Task prompt: Scan the lines below; pull out those with "this".

Dataset rows:
_ _ _ _
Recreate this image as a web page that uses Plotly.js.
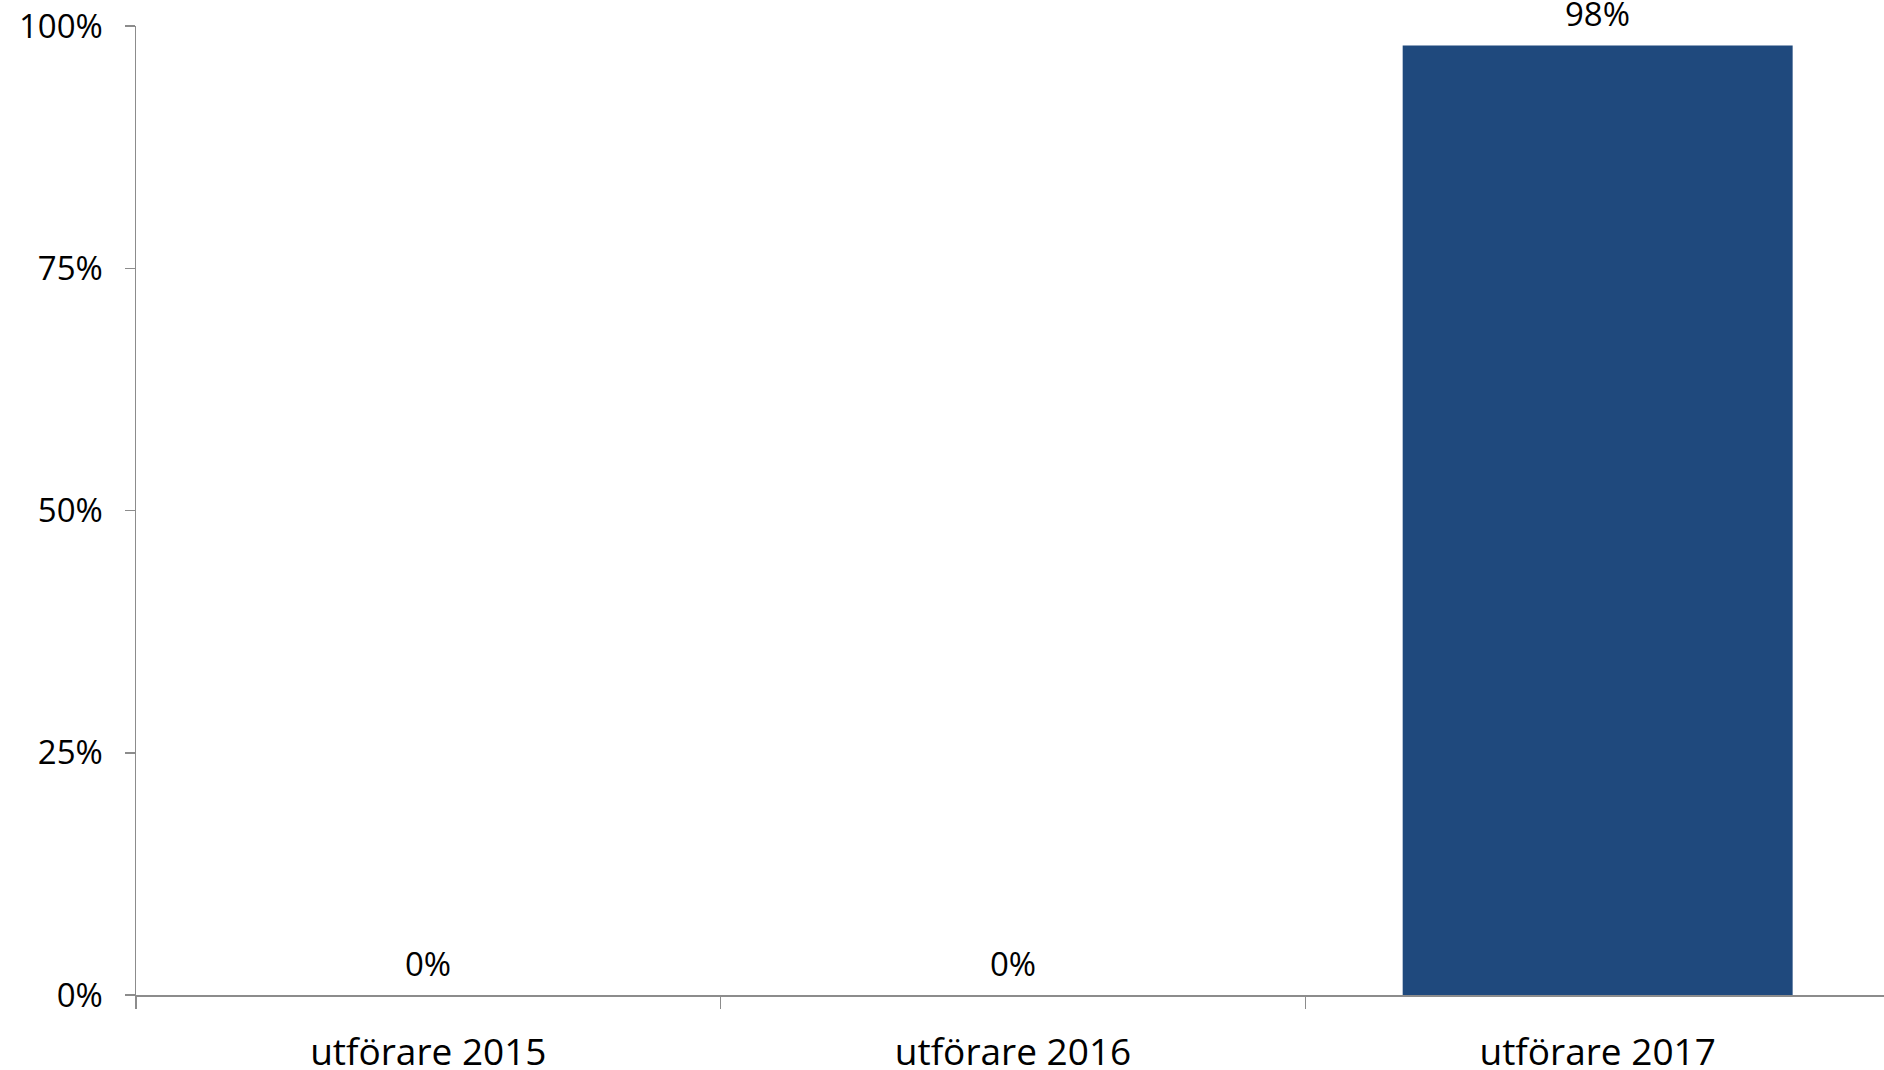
_ _ _ _
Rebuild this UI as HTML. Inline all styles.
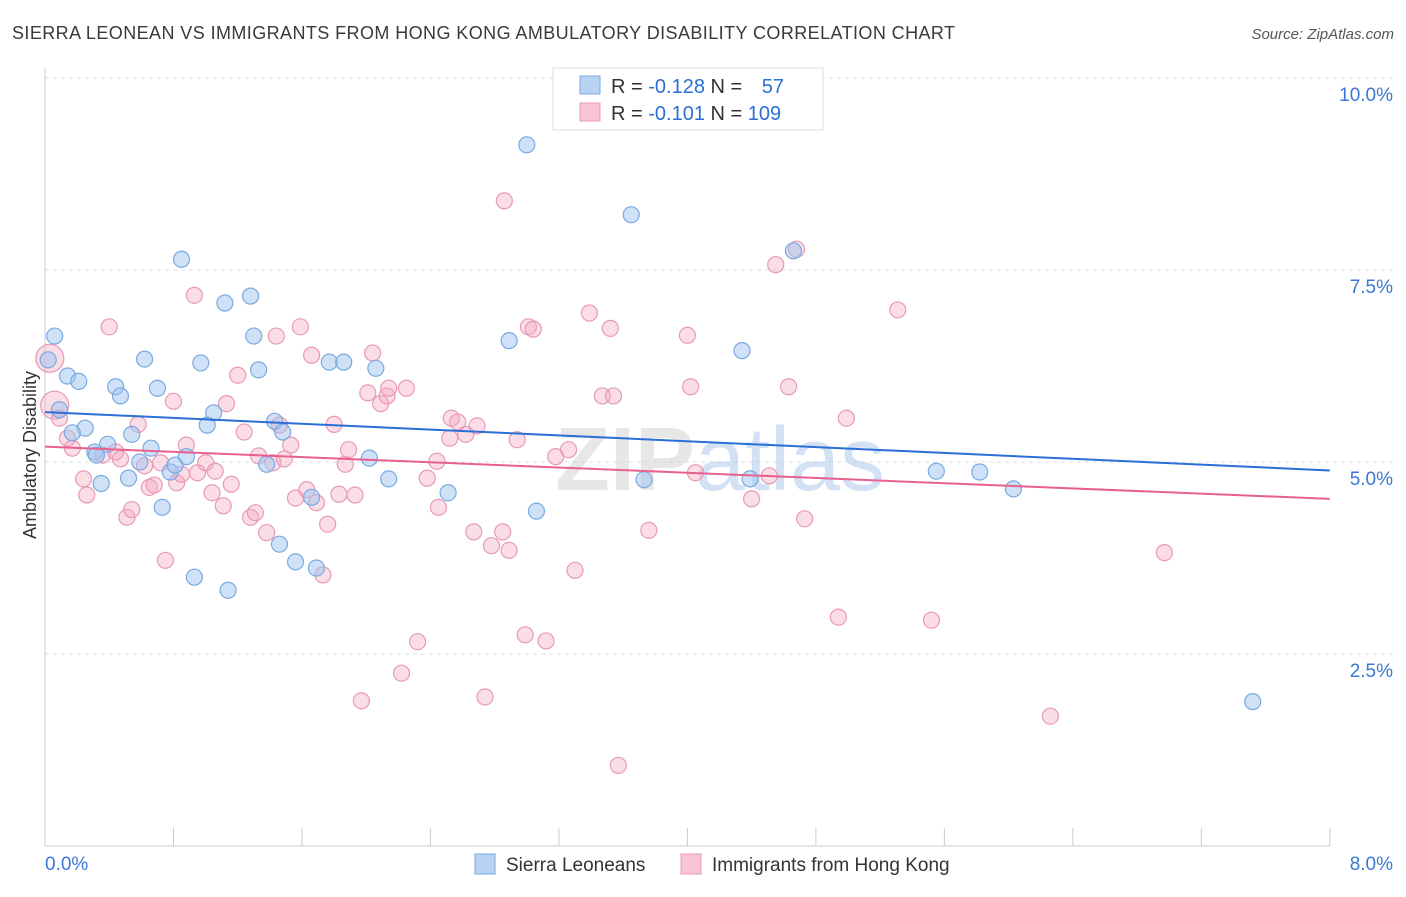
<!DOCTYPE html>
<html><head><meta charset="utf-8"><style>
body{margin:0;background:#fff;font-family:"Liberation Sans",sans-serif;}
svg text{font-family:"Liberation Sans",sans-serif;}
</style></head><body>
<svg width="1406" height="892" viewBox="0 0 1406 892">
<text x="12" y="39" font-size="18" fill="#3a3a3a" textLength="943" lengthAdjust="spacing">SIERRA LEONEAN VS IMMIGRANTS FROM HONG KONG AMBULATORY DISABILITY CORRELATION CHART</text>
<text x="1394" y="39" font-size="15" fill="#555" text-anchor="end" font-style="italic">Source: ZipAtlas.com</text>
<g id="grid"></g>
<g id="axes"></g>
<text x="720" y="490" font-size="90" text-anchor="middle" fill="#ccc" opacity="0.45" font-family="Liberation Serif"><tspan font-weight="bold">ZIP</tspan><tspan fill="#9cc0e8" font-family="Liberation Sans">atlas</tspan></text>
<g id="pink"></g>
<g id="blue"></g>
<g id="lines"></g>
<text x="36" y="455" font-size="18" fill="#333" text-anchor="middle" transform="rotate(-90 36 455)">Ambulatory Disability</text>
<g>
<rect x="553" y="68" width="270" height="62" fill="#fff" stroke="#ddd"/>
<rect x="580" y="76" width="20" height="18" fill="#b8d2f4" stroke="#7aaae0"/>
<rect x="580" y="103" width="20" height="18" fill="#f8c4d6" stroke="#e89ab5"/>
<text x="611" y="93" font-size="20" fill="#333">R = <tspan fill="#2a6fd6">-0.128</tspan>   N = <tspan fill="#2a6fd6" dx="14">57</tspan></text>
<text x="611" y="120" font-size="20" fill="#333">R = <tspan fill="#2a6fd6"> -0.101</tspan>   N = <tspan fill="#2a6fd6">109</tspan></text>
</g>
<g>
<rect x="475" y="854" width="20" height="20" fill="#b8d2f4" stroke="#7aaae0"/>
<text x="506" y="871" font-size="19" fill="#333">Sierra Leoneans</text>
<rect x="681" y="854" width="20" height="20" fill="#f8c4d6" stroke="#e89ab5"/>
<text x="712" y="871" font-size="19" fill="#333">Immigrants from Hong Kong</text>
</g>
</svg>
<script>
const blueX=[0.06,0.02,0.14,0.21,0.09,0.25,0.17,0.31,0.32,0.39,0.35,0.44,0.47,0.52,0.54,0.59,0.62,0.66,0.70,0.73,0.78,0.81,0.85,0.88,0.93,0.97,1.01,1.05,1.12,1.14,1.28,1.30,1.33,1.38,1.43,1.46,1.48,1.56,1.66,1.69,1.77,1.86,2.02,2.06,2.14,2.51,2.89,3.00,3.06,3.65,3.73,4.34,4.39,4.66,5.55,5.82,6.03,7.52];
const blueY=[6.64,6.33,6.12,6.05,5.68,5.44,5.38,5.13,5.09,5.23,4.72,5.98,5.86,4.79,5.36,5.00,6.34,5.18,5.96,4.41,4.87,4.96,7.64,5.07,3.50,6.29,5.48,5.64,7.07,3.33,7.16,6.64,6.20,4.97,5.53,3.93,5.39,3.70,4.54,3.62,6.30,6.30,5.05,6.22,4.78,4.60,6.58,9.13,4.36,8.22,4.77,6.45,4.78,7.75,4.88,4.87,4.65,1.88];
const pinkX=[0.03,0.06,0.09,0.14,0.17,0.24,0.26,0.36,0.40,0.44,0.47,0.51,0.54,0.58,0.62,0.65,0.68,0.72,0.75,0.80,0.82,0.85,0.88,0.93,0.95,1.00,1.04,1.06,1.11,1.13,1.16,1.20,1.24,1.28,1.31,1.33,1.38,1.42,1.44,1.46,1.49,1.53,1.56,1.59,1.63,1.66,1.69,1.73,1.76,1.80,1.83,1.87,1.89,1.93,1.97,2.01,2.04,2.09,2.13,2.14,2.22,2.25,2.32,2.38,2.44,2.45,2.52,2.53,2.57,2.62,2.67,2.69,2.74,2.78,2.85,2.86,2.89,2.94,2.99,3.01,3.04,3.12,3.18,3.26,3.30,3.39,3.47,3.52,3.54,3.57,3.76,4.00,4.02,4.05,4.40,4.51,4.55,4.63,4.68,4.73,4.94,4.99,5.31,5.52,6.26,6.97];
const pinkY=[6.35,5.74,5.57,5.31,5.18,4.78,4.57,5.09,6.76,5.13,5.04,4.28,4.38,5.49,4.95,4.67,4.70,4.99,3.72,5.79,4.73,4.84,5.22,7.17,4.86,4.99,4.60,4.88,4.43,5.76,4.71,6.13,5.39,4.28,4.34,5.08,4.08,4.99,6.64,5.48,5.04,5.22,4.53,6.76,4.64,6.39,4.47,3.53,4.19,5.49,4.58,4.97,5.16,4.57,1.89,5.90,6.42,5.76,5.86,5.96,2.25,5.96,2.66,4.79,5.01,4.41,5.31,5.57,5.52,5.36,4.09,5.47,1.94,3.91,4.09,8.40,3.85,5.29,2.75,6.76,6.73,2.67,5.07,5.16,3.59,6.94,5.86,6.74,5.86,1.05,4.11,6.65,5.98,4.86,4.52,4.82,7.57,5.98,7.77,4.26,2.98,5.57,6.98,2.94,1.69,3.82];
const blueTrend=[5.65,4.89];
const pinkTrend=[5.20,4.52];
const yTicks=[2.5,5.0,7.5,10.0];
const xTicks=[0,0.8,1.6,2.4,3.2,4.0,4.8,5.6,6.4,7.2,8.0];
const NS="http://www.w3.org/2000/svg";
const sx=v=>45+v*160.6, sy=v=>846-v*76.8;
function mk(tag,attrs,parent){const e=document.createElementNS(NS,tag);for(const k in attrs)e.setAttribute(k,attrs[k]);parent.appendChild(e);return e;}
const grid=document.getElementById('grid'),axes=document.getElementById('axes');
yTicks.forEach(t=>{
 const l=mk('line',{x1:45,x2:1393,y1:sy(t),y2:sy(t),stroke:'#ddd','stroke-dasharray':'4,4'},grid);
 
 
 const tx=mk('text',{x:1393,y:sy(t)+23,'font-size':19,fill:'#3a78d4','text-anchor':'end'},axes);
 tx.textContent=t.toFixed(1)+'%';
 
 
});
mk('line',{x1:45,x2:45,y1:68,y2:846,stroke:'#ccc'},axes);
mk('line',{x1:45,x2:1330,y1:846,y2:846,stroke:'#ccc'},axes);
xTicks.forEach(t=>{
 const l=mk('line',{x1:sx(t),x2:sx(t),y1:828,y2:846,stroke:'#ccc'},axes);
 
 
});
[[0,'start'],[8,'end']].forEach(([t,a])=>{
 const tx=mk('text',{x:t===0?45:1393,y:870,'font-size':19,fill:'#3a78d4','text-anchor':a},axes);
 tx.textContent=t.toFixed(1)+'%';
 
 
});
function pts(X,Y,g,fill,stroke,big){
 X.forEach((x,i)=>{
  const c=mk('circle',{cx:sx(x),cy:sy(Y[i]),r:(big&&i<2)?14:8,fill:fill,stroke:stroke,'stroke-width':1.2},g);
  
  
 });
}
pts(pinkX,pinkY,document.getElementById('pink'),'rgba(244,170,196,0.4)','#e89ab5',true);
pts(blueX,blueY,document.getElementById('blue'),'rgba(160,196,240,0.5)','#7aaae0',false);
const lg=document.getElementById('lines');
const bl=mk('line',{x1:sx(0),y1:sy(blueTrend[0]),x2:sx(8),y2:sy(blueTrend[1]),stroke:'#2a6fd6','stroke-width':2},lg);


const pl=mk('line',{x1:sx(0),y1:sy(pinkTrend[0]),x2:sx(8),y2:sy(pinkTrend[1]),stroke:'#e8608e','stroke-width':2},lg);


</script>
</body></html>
_ _ _ _
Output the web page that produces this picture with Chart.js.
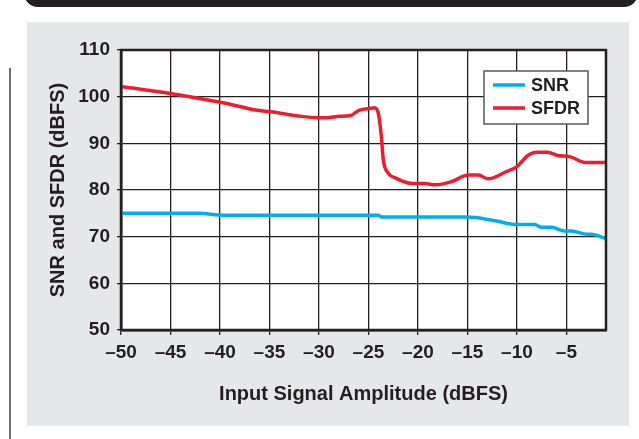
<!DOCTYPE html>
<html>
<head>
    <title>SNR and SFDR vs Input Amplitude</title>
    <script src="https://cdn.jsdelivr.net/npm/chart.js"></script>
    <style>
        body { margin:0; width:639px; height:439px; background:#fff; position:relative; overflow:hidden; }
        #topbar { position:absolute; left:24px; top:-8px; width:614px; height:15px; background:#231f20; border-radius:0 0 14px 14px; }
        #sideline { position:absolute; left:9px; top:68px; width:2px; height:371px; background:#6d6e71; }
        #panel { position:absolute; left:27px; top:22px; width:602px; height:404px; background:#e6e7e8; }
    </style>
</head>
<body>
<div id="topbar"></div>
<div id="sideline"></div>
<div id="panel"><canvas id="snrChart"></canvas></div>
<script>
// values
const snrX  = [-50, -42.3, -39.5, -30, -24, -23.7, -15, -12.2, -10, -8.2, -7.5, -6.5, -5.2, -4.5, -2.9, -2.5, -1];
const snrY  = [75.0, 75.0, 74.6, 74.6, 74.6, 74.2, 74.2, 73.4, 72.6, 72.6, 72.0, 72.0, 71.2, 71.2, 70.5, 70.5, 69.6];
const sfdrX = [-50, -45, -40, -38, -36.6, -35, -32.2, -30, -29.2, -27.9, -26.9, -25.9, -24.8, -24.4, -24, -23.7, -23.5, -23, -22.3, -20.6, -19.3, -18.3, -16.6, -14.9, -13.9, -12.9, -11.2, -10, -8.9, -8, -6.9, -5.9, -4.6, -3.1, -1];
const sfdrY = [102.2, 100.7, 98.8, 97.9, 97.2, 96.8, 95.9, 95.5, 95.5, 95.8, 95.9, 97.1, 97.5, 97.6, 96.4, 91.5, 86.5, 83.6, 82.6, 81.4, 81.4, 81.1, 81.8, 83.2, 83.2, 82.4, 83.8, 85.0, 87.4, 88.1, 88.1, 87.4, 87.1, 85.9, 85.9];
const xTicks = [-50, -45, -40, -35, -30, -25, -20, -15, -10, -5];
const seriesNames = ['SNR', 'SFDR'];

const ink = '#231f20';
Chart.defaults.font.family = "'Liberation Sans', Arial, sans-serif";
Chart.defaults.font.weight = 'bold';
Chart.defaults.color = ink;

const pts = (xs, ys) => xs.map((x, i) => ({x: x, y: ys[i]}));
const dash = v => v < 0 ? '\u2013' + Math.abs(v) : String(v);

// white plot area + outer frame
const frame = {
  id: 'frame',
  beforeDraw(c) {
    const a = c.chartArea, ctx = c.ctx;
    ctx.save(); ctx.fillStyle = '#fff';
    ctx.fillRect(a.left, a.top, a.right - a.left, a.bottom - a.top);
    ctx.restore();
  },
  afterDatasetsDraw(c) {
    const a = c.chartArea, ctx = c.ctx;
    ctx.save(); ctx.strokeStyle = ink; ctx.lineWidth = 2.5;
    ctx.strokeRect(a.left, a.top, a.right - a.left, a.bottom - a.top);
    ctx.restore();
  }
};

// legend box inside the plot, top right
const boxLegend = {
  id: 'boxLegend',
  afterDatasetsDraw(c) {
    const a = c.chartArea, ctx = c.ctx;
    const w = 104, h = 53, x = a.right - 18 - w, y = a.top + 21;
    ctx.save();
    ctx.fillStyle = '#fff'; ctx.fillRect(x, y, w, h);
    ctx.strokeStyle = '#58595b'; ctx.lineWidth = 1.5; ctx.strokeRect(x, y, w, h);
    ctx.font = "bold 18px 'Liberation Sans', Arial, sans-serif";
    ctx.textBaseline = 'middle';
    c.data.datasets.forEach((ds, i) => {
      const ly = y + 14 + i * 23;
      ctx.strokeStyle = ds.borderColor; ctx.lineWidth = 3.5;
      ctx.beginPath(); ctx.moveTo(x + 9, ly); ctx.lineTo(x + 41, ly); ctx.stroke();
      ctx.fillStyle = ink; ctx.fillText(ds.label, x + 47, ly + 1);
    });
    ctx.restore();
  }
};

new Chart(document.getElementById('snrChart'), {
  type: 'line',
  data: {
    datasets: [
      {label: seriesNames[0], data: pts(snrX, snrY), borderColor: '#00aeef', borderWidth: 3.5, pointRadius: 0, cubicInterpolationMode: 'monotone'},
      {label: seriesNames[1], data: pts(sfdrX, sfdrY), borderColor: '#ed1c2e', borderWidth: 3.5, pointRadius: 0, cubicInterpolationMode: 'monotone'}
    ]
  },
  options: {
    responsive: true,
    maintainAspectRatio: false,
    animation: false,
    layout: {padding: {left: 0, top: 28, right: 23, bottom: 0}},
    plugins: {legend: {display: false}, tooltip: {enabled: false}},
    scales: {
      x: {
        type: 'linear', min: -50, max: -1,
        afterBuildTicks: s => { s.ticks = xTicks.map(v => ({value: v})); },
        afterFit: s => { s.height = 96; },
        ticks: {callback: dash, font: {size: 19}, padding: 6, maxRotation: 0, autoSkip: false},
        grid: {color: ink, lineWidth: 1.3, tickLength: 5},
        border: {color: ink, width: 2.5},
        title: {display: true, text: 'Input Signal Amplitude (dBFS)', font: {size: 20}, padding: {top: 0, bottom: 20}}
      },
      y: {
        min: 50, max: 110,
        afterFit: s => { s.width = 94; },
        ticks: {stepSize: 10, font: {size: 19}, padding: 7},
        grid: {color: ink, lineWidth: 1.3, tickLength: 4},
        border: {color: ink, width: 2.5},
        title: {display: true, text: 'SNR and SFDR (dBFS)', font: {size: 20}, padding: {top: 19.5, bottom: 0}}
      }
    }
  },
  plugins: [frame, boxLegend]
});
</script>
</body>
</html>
_ _ _ _
The reply:
Recreate this image as a web page that uses Plotly.js.
Rebuild this UI as HTML. Inline all styles.
Output the web page that produces this picture with Chart.js.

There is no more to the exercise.